5.1.09

Comprar vinho em supermercado não é pecado


Publicado originalmente no guia JB Vinhos do Jornal do Brasil

Pela primeira vez o Concurso de Melhor Sommelier da França, realizado em Perpignan, no Languedoc, teve duas mulheres na semifinal: Pascaline Lepeltier, compradora de vinhos do Rouge Tomate, de Paris, e Julie Dupouy, do The Mill, na Irlanda. Pascaline chegou à grande final onde se sagrou vencedor Manuel Peyrondet, do parisiense Taillevent. Este fato é um retrato final da mudança do perfil do consumidor na França.
Quando a mulher começou a ir às compras e escolher o vinho da casa o consumo mudou. Num passado não muito distante o consumidor francês se considerava, com ou sem razão, um especialista e escolhia seus vinhos baseado no prestígio das diversas Denominações de Origem Controlada (AOC - Appelation d'Origine Contrôlée). Hoje as mulheres e uma nova geração de compradores possuem uma abordagem mais intuitiva no momento da compra. O que exige uma clareza maior das informações sobre o vinho e sua harmonização.
Grandes marcas de vinho acolheram esse novo cliente e criaram variedades mais fáceis de entender e com sabores que pouco variam de safra para safra.

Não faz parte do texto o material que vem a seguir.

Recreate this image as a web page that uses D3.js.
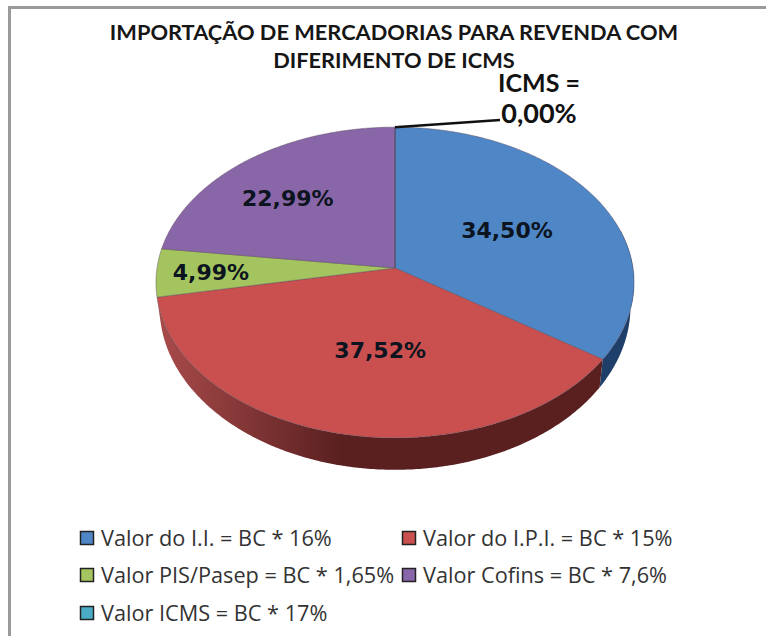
<!DOCTYPE html>
<html>
<head>
<meta charset="utf-8">
<style>
  html, body { margin: 0; padding: 0; background: #fff; }
  svg { display: block; }
  .title { font-family: Lato, sans-serif; font-weight: 700; font-size: 21.8px; fill: #161616; }
  .callout { font-family: Lato, sans-serif; font-weight: 700; font-size: 25px; fill: #111; }
  .pct { font-family: "DejaVu Sans", sans-serif; font-weight: 700; font-size: 22px; fill: #0c1420; }
  .legend { font-family: "Open Sans", sans-serif; font-size: 21.7px; fill: #333; }
</style>
</head>
<body>
<div id="chart-container"></div>
<script src="https://cdn.jsdelivr.net/npm/d3@7"></script>
<script>
(function() {
'use strict';

const names = ['Valor do I.I. = BC * 16%', 'Valor do I.P.I. = BC * 15%', 'Valor PIS/Pasep = BC * 1,65%', 'Valor Cofins = BC * 7,6%', 'Valor ICMS = BC * 17%'];
const values = [34.50, 37.52, 4.99, 22.99, 0.00];
const labels = ['34,50%', '37,52%', '4,99%', '22,99%'];
const faceColors = ['#4f86c6', '#c9504f', '#a3c45e', '#8866a8', '#4bacc6'];
const titleLines = ['IMPORTAÇÃO DE MERCADORIAS PARA REVENDA COM', 'DIFERIMENTO DE ICMS'];

const W = 766;
const H = 636;

// pie plane, the tilt is a small perspective so the hub sits above the ellipse middle
const CX = 395;
const CY = 268;
const RX = 238;
const RY = 154;
const PERSP = -0.0932;
const DEPTH = 23.5;
const BOTTOM_X = 0.985;
const BOTTOM_Y = 1.05;

function project(angle, r) {
  const u = Math.sin(angle) * r;
  const v = -Math.cos(angle) * r;
  const d = 1 + PERSP * v;
  return [CX + RX * u / d, CY + RY * v / d];
}

function projectBottom(angle) {
  const p = project(angle, 1);
  return [CX + (p[0] - CX) * BOTTOM_X, CY + DEPTH + (p[1] - CY) * BOTTOM_Y];
}

function rimAngles(a0, a1) {
  const n = Math.max(2, Math.ceil((a1 - a0) / 0.01));
  return d3.range(n + 1).map(i => a0 + (a1 - a0) * i / n);
}

const line = d3.line();

const svg = d3.select('#chart-container')
  .append('svg')
    .attr('width', W)
    .attr('height', H);

// frame, only top and left edges are in the crop
svg.append('rect').attr('x', 8).attr('y', 6).attr('width', W - 8).attr('height', 3).attr('fill', '#9a9a9a');
svg.append('rect').attr('x', 8).attr('y', 6).attr('width', 3).attr('height', H - 6).attr('fill', '#9a9a9a');

svg.selectAll('.title')
  .data(titleLines)
  .enter()
  .append('text')
    .attr('class', 'title')
    .attr('x', 394)
    .attr('y', (d, i) => 40 + i * 28)
    .attr('text-anchor', 'middle')
    .text(d => d);

const slices = d3.pie().sort(null).value(d => d)(values);

const defs = svg.append('defs');
const sideStops = [
  ['side-0', '#16345c', '#1f3f6b'],
  ['side-1', '#a84a4a', '#5a2020']
];
sideStops.forEach(s => {
  const g = defs.append('linearGradient')
    .attr('id', s[0])
    .attr('gradientUnits', 'userSpaceOnUse')
    .attr('x1', 160).attr('x2', 340).attr('y1', 0).attr('y2', 0);
  g.append('stop').attr('offset', 0).attr('stop-color', s[1]);
  g.append('stop').attr('offset', 1).attr('stop-color', s[2]);
});

// side wall, only the two slices that reach the front rim
const sides = svg.append('g');
slices.slice(0, 2).forEach((s, i) => {
  const a0 = Math.max(s.startAngle, Math.PI * 0.42);
  const a1 = Math.min(s.endAngle, Math.PI * 1.56);
  const angles = rimAngles(a0, a1);
  const outline = angles.map(a => project(a, 1))
    .concat(angles.slice().reverse().map(projectBottom));
  sides.append('path')
    .attr('d', line(outline) + 'Z')
    .attr('fill', `url(#side-${i})`);
});

// top face
svg.append('g')
  .selectAll('path')
  .data(slices)
  .enter()
  .append('path')
    .attr('d', d => line([project(0, 0)].concat(rimAngles(d.startAngle, d.endAngle).map(a => project(a, 1)))) + 'Z')
    .attr('fill', (d, i) => faceColors[i])
    .attr('stroke', '#5a4a5a')
    .attr('stroke-opacity', 0.45)
    .attr('stroke-width', 1);

// slice labels start at the middle of each slice, nudged to where the reference has them
const labelRadius = [0.62, 0.62, 0.68, 0.66];
const labelNudge = [[-15, 6], [17, -17], [-22, 1], [-8, 3]];
function labelPos(i) {
  const p = project((slices[i].startAngle + slices[i].endAngle) / 2, labelRadius[i]);
  return [p[0] + labelNudge[i][0], p[1] + labelNudge[i][1] + 8];
}
svg.append('g')
  .selectAll('text')
  .data(labels)
  .enter()
  .append('text')
    .attr('class', 'pct')
    .attr('text-anchor', 'middle')
    .attr('x', (d, i) => labelPos(i)[0])
    .attr('y', (d, i) => labelPos(i)[1])
    .text(d => d);

// zero slice callout
const rimTop = project(slices[4].startAngle, 1);
svg.append('path')
  .attr('d', line([rimTop, [500, 120]]))
  .attr('fill', 'none')
  .attr('stroke', '#111')
  .attr('stroke-width', 2.5);
svg.append('text').attr('class', 'callout').attr('x', 539).attr('y', 92).attr('text-anchor', 'middle').text('ICMS =');
svg.append('text').attr('class', 'callout').attr('x', 539).attr('y', 123).attr('text-anchor', 'middle').style('font-size', '27px').text('0,00%');

// legend
const legendCols = [77, 399];
const legendRows = [538, 575, 613];
const legendPos = [[0, 0], [1, 0], [0, 1], [1, 1], [0, 2]];
const legend = svg.append('g')
  .selectAll('g')
  .data(names)
  .enter()
  .append('g')
    .attr('transform', (d, i) => `translate(${legendCols[legendPos[i][0]]}, ${legendRows[legendPos[i][1]]})`);
legend.append('rect')
  .attr('x', 3.5)
  .attr('y', -6.5)
  .attr('width', 13)
  .attr('height', 13)
  .attr('fill', (d, i) => faceColors[i])
  .attr('stroke', '#222')
  .attr('stroke-width', 1.5);
legend.append('text')
  .attr('class', 'legend')
  .attr('x', 24)
  .attr('y', 8)
  .text(d => d);

})()
</script>
</body>
</html>
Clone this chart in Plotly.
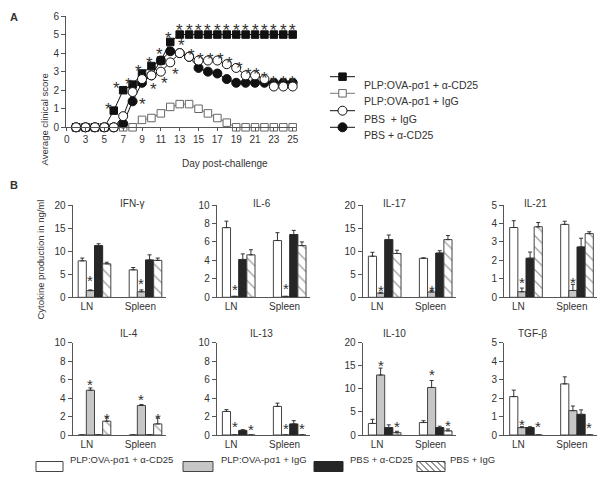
import plotly.graph_objects as go

W, H = 600, 478
FONT = "Liberation Sans, Arial, Helvetica, sans-serif"
TXT = "#333333"
AXC = "#555555"

# ---------------- Panel A data ----------------
days = [2, 3, 4, 5, 6, 7, 8, 9, 10, 11, 12, 13, 14, 15, 16, 17, 18, 19, 20, 21, 22, 23, 24, 25]
day_tickvals = [1, 3, 5, 7, 9, 11, 13, 15, 17, 19, 21, 23, 25]
day_ticktext = ["0", "3", "5", "7", "9", "11", "13", "15", "17", "19", "21", "23", "25"]

score_plp_cd25 = [0, 0, 0, 0, 0.9, 2.0, 2.3, 2.9, 3.3, 3.6, 4.6, 5.0, 5.0, 5.0, 5.0, 5.0, 5.0, 5.0, 5.0, 5.0, 5.0, 5.0, 5.0, 5.0]
score_plp_igg = [0, 0, 0, 0, 0, 0, 0, 0.4, 0.5, 0.75, 1.1, 1.25, 1.25, 1.0, 0.75, 0.5, 0.25, 0, 0, 0, 0, 0, 0, 0]
score_pbs_igg = [0, 0, 0, 0, 0, 0.6, 1.9, 2.6, 2.8, 3.0, 3.5, 4.0, 3.8, 3.6, 3.6, 3.6, 3.4, 3.2, 2.8, 2.8, 2.6, 2.2, 2.2, 2.2]
score_pbs_cd25 = [0, 0, 0, 0, 0, 0.2, 1.4, 2.4, 2.8, 3.6, 4.1, 4.0, 3.8, 3.2, 3.0, 2.9, 2.6, 2.4, 2.4, 2.4, 2.4, 2.4, 2.4, 2.4]

star_a_day = [5.45, 6.3, 7.55, 8.6, 9.75, 10.85, 11.8, 13, 14, 15, 16, 17, 18, 19, 20, 21, 22, 23, 24, 25,
              9.05, 10.25, 11.35, 12.55, 13.2, 14.25, 15.25, 16.3, 17.3, 18.25, 19.3, 20.3, 21.2, 22.05, 23, 24, 25]
star_a_score = [1.15, 2.3, 2.5, 3.2, 3.65, 4.15, 5.0, 5.42, 5.42, 5.42, 5.42, 5.42, 5.42, 5.42, 5.42, 5.42, 5.42, 5.42, 5.42, 5.42,
                1.45, 2.25, 2.55, 3.05, 4.6, 4.1, 3.85, 3.85, 3.85, 3.65, 3.4, 3.05, 3.05, 2.85, 2.65, 2.65, 2.65]

# ---------------- Panel B data ----------------
cytokines = ["IFN-γ", "IL-6", "IL-17", "IL-21", "IL-4", "IL-13", "IL-10", "TGF-β"]
tissues = ["LN", "Spleen"]
cyto_ymax = [20, 10, 20, 5, 10, 10, 20, 5]
cyto_dtick = [5, 2, 5, 1, 2, 2, 5, 1]
group_names = ["PLP:OVA-pσ1 + α-CD25", "PLP:OVA-pσ1 + IgG", "PBS + α-CD25", "PBS + IgG"]

# each entry: [LN, Spleen]
mean_plp_cd25 = [[7.9, 5.95], [7.55, 6.15], [8.9, 8.45], [3.78, 3.95], [0, 0], [2.55, 3.1], [2.5, 2.7], [2.08, 2.77]]
sem_plp_cd25 = [[0.6, 0.5], [0.7, 0.85], [0.85, 0.1], [0.37, 0.17], [0, 0], [0.2, 0.35], [0.9, 0.4], [0.35, 0.38]]
mean_plp_igg = [[1.45, 1.2], [0.1, 0.1], [0.9, 1.15], [0.3, 0.37], [4.85, 3.2], [0, 0], [13.0, 10.3], [0.4, 1.32]]
sem_plp_igg = [[0.15, 0.4], [0, 0], [0.2, 0.35], [0.2, 0.33], [0.25, 0.1], [0, 0], [1.5, 1.5], [0.05, 0.25]]
mean_pbs_cd25 = [[11.2, 8.1], [4.1, 6.8], [12.5, 9.6], [2.12, 2.73], [0, 0], [0.5, 1.2], [1.6, 1.6], [0.4, 1.12]]
sem_pbs_cd25 = [[0.4, 1.1], [0.6, 0.45], [1.0, 0.5], [0.33, 0.47], [0, 0], [0.08, 0.35], [0.6, 0.3], [0.05, 0.24]]
mean_pbs_igg = [[7.25, 8.0], [4.6, 5.6], [9.5, 12.5], [3.82, 3.45], [1.5, 1.2], [0, 0], [0.5, 0.9], [0, 0]]
sem_pbs_igg = [[0.35, 0.5], [0.55, 0.4], [0.7, 0.9], [0.23, 0.1], [0.45, 0.65], [0, 0], [0.3, 0.4], [0, 0]]

star_b_panel = [0, 0, 1, 1, 2, 2, 3, 3, 4, 4, 4, 4, 5, 5, 5, 5, 6, 6, 6, 6, 7, 7, 7]
star_b_tissue = [0, 1, 0, 1, 0, 1, 0, 1, 0, 0, 1, 1, 0, 0, 1, 1, 0, 0, 1, 1, 0, 0, 1]
star_b_group = [1, 1, 1, 1, 1, 1, 1, 1, 1, 3, 1, 3, 1, 3, 1, 3, 1, 3, 1, 3, 1, 3, 3]
star_b_value = [4.5, 3.8, 1.2, 1.35, 2.3, 2.3, 1.0, 1.0, 5.9, 2.2, 4.2, 2.15, 1.27, 1.0, 1.1, 1.1,
                15.9, 2.5, 13.8, 2.8, 0.78, 0.63, 0.58]

# ---------------- layout helpers ----------------
def px(x):
    return x / W

def py(y):
    return 1 - y / H

fig = go.Figure()
shapes = []

# ---------------- Panel A ----------------
line_series = [
    (score_plp_igg, "PLP:OVA-pσ1 + IgG", "square", "white", "#666666", 7.5, "#777777"),
    (score_plp_cd25, "PLP:OVA-pσ1 + α-CD25", "square", "#111111", "#111111", 7.5, "#111111"),
    (score_pbs_cd25, "PBS + α-CD25", "circle", "#111111", "#111111", 9, "#111111"),
    (score_pbs_igg, "PBS\u00a0 + IgG", "circle", "white", "#111111", 9, "#111111"),
]
for ys, name, sym, fc, ec, sz, lc in line_series:
    fig.add_trace(go.Scatter(x=days, y=ys, name=name, mode="lines+markers",
                             marker=dict(symbol=sym, color=fc, size=sz, line=dict(color=ec, width=1)),
                             line=dict(color=lc, width=1), showlegend=False, cliponaxis=False,
                             xaxis="x", yaxis="y"))

for d, s in zip(star_a_day, star_a_score):
    fig.add_annotation(x=d, y=s, xref="x", yref="y", text="*", showarrow=False,
                       font=dict(size=17, color=TXT, family=FONT), yshift=-4)

# manual legend for panel A (order as in the reference)
legend_a_order = [1, 0, 3, 2]
legend_a_rows = [76.7, 93.3, 110.7, 127.3]
for row_y, idx in zip(legend_a_rows, legend_a_order):
    _, name, sym, fc, ec, sz, lc = line_series[idx]
    shapes.append(dict(type="line", xref="paper", yref="paper", x0=px(330), x1=px(355),
                       y0=py(row_y), y1=py(row_y), line=dict(color=lc, width=1)))
    half = sz / 2
    shapes.append(dict(type="rect" if sym == "square" else "circle", xref="paper", yref="paper",
                       x0=px(342.5 - half), x1=px(342.5 + half), y0=py(row_y + half), y1=py(row_y - half),
                       fillcolor=fc, line=dict(color=ec, width=1)))
    fig.add_annotation(x=px(362), y=py(row_y), xref="paper", yref="paper", text=name, showarrow=False,
                       xanchor="left", font=dict(size=10.5, color=TXT, family=FONT))

# ---------------- Panel B ----------------
means = [mean_plp_cd25, mean_plp_igg, mean_pbs_cd25, mean_pbs_igg]
sems = [sem_plp_cd25, sem_plp_igg, sem_pbs_cd25, sem_pbs_igg]
bar_markers = [
    dict(color="#ffffff", line=dict(color="#444444", width=1)),
    dict(color="#c6c6c6", line=dict(color="#444444", width=1)),
    dict(color="#262626", line=dict(color="#262626", width=1)),
    dict(color="#ffffff", line=dict(color="#444444", width=1),
         pattern=dict(shape="\\", fgcolor="#333333", bgcolor="#ffffff", size=8, solidity=0.15)),
]

col_left = [72.5, 216.7, 362.7, 504.0]
col_width = 93.0
row_top = [205.0, 342.7]
row_height = 92.3
unit_px = 51.0
lead_px = 22.0
bar_w = 0.16

layout_axes = {}
for k in range(8):
    r, c = divmod(k, 4)
    n = k + 2
    xa, ya = f"x{n}", f"y{n}"
    for g in range(4):
        fig.add_trace(go.Bar(
            x=[0, 1], y=means[g][k], name=group_names[g], showlegend=False,
            marker=bar_markers[g], offsetgroup=str(g),
            error_y=dict(type="data", symmetric=False, array=sems[g][k], arrayminus=[0, 0],
                         color="#333333", thickness=1, width=2),
            xaxis=xa, yaxis=ya))
    x0 = col_left[c]
    y0 = row_top[r]
    layout_axes[f"xaxis{n}"] = dict(
        domain=[px(x0), px(x0 + col_width)], anchor=ya, automargin=False,
        range=[-lead_px / unit_px, (col_width - lead_px) / unit_px],
        tickvals=[-0.15, 0.9], ticktext=tissues, ticks="", showline=True, linecolor=AXC,
        linewidth=1, showgrid=False, zeroline=False, fixedrange=True,
        tickfont=dict(size=10, color=TXT, family=FONT))
    layout_axes[f"yaxis{n}"] = dict(
        domain=[py(y0 + row_height), py(y0)], anchor=xa, automargin=False,
        range=[0, cyto_ymax[k]], dtick=cyto_dtick[k], tick0=0, ticks="outside", ticklen=4,
        tickcolor=AXC, showline=True, linecolor=AXC, linewidth=1, showgrid=False,
        zeroline=False, tickfont=dict(size=10, color=TXT, family=FONT))
    fig.add_annotation(x=px(x0 + 45), y=py(y0 - 2), xref="paper", yref="paper", text=cytokines[k],
                       showarrow=False, font=dict(size=10, color=TXT, family=FONT))

for p, t, g, v in zip(star_b_panel, star_b_tissue, star_b_group, star_b_value):
    n = p + 2
    fig.add_annotation(x=t + (g - 1.5) * bar_w, y=v, xref=f"x{n}", yref=f"y{n}", text="*",
                       showarrow=False, font=dict(size=15, color=TXT, family=FONT), yshift=-3.5)

# ---------------- bottom legend (manual) ----------------
leg_boxes = [(36, 63), (183, 213), (314, 343), (417, 445)]
leg_text_x = [68, 219, 348, 448]
ly0, ly1 = 461.5, 471.5
for g, (bx0, bx1) in enumerate(leg_boxes):
    shapes.append(dict(type="rect", xref="paper", yref="paper", x0=px(bx0), x1=px(bx1),
                       y0=py(ly1), y1=py(ly0), fillcolor=bar_markers[g]["color"],
                       line=dict(color=bar_markers[g]["line"]["color"], width=1)))
    fig.add_annotation(x=px(leg_text_x[g]), y=py((ly0 + ly1) / 2), xref="paper", yref="paper",
                       text=group_names[g], showarrow=False, xanchor="left",
                       font=dict(size=9.5, color=TXT, family=FONT))
hx0, hx1 = leg_boxes[3]
cst = hx0 - (ly1 - ly0)
while cst < hx1:
    ya_ = max(ly0, ly0 + hx0 - cst)
    yb_ = min(ly1, ly0 + hx1 - cst)
    if yb_ > ya_:
        shapes.append(dict(type="line", xref="paper", yref="paper",
                           x0=px(cst + (ya_ - ly0)), y0=py(ya_),
                           x1=px(cst + (yb_ - ly0)), y1=py(yb_),
                           line=dict(color="#333333", width=1)))
    cst += 6

# ---------------- text labels ----------------
fig.add_annotation(x=px(8), y=py(9), xref="paper", yref="paper", text="<b>A</b>", showarrow=False,
                   font=dict(size=11, color=TXT, family=FONT))
fig.add_annotation(x=px(8), y=py(185), xref="paper", yref="paper", text="<b>B</b>", showarrow=False,
                   font=dict(size=11, color=TXT, family=FONT))
fig.add_annotation(x=px(37), y=py(72), xref="paper", yref="paper", text="Average clinical score",
                   showarrow=False, textangle=-90, font=dict(size=9.5, color=TXT, family=FONT))
fig.add_annotation(x=px(180), y=py(156), xref="paper", yref="paper", text="Day post-challenge",
                   showarrow=False, font=dict(size=10, color=TXT, family=FONT))
fig.add_annotation(x=px(32), y=py(322), xref="paper", yref="paper", text="Cytokine production in ng/ml",
                   showarrow=False, textangle=-90, font=dict(size=9.5, color=TXT, family=FONT))

fig.update_layout(
    width=W, height=H, margin=dict(l=0, r=0, t=0, b=0, pad=0, autoexpand=False),
    paper_bgcolor="white", plot_bgcolor="white",
    font=dict(family=FONT, color=TXT, size=10),
    barmode="group", bargap=0.36, bargroupgap=0,
    showlegend=False, hovermode=False,
    xaxis=dict(domain=[px(66), px(296)], anchor="y", range=[0.93, 25.35], automargin=False,
               tickvals=day_tickvals, ticktext=day_ticktext, ticks="outside", ticklen=3,
               tickcolor=AXC, showline=True, linecolor=AXC, showgrid=False, zeroline=False,
               tickfont=dict(size=10, color=TXT, family=FONT)),
    yaxis=dict(domain=[py(127.3), py(16)], anchor="x", range=[0, 6], dtick=1, ticks="outside",
               ticklen=4, tickcolor=AXC, showline=True, linecolor=AXC, showgrid=False,
               zeroline=False, automargin=False, tickfont=dict(size=10, color=TXT, family=FONT)),
    shapes=shapes,
    **layout_axes,
)

fig.write_html("out.html", config={"displayModeBar": False},
               post_script="document.body.style.margin='0px';document.body.style.overflow='hidden';")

Se por um lado é uma padronização de vinhos e gostos, de outro é uma porta de entrada suficientemente ampla para receber os novos consumidores e ampliar o mercado. Este segmento é composto notadamente de varietais e de AOCs básicos, de boa qualidade, bons preços e feitos para o dia a dia.
Mas vinho é paixão. Se as moças conseguiram chegar às finais do Concurso foi por serem, antes de tudo, apaixonadas por vinho. E o francês, conhecido por ser pão duro, é apaixonado por fazer grandes barganhas. Muitas vezes me aconteceu de tomar um belo vinho na casa de amigos e este me contar que pagou uma ninharia num supermercado. O francês faz questão de dizer que pagou pouco e que foi econômico. Talvez a escassez e a penúria dos tempos de guerra tenham ficado no inconsciente coletivo.
Comprar vinho em supermercado não é pecado. Foi-se o tempo em que os supermercados não possuíam uma boa seleção de vinhos, adegas centrais de estocagem, compradores especializados e profissionais preparados para orientar o cliente. No Hexágono, outra maneira de chamar a França, Michel-Edouard Leclerc, diretor geral da E.Leclerc, uma das maiores redes de supermercados, lançou o Foire aux Vins, literalmente feira do vinho, nos anos 80, hoje uma instituição nacional. Todos fazem sua feira, mesmo as melhores delis, empórios e sites especializados. Uma grande seleção de vinhos é colocada em promoção. São lançamentos, vinhos de prestígio, final de estoque e, claro, encalhes. No Brasil o supermercado carioca Zona Sul foi o primeiro a implantar, este ano, o conceito, com imenso sucesso. Lançou o encarte com o título de Festival do Vinho e promoveu dezenas de vinhos de importação exclusiva. O consumidor percebeu que a oferta era verdadeira e foi às compras. Cinquenta mil garrafas vendidas em apenas uma semana. O Festival veio para ficar.
O próximo passo para os melhores supermercados brasileiros é ir aos leilões de "vin primeur" (compra de grandes vinhos antes destes serem engarrafados) de Bordeaux, Borgonha e Limoux. Comprar produtos exclusivos, de alto nível e a melhores preços. Como faz há alguns anos o E.Leclerc, hoje o maior comprador de primeur de Bordeaux. Afinal, o mercado brasileiro está maduro para esta ousadia.